From a young age, Amber says being neurodivergent helped her move to the beat of her own drum and have an entrepreneurial mindset.

“Since I was 11, I started a baby sitting and like dog sitting business,” she said. “When I was 12 I started selling my jewelry.”

Amber has been a vendor at the Bad Girls Market since October 2024.

Since joining the market, Amber says she’s enjoyed the ambient, community and affordability of the market. She also appreciates the work the Bad Girls Market coordinators go through to promote the market, to help vendors make sales.

“They do a lot to help promote small businesses,” Amber said. “I feel a sense of safety, security [and] community, people really invested in each other, supporting each other.”
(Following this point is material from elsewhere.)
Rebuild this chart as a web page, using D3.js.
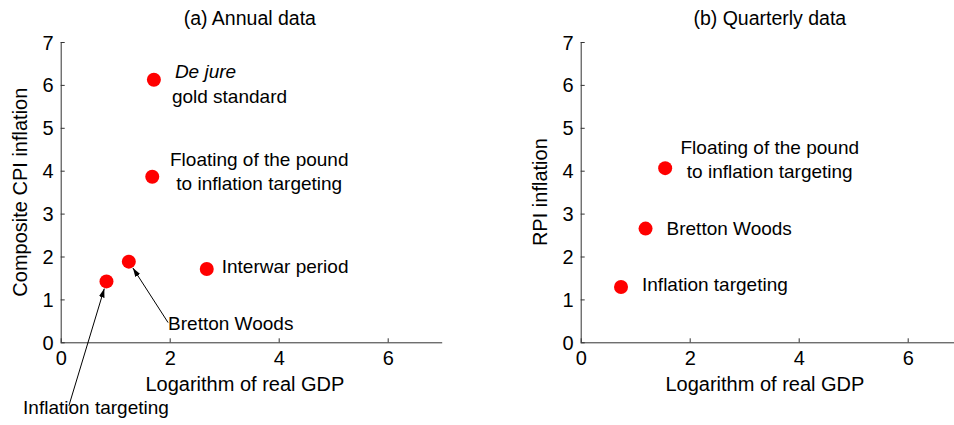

Ambers says, like many people, that sense of safety and community are integral to her ability to work and feel fulfilled.

“If I didn’t have the community and things like that, I don’t know where I would start,” she said. “I’ve done Etsy and I’ve had success there, but the market is very oversaturated and they’re like just wringing out the artists for fees and stuff. It just doesn’t feel good.”

Amber says, for many years, the safety and community she has now wasn’t there.

“I’ve worked for other people, including corporations [and] I did not feel appreciated,” she said. “I felt really run down.”

After years of working hard to care for herself and her family Amber says she felt the need to take control.

At the age of 32, she decided to pursue being an artist full time, no matter what.

“It’s harder to make money as an artist,” Amber said. “I’ve had to adjust a little bit and resale some stuff, which has been fine and actually helped.”

Amber says the one of the biggest thing that’s helped her on her artist journey is her vendor community, uplifting her through ups and downs.

“I’ve made so many friends [at the Bad Girls Market], close friends,” she said. “You build a community and that’s really what keeps you going through the downtimes.”

It’s thanks to her community that Amber says she’s able to thrive artistically in all her different endeavors.

From photography, digital art and music to jewelry making and more, Amber took her work to Visalia’s First Fridays and Fresno Art Hop. She also released two full albums and 17 singles, all while raising her son.

Slowly but surely, her work caught the eyes of customer after customer and any self-doubt the blossoming artist had disappeared, Amber could proudly say she was validated by her community as an artist.

Through her art Amber has manifested a life she’s proud of, and she says anyone else can do it too.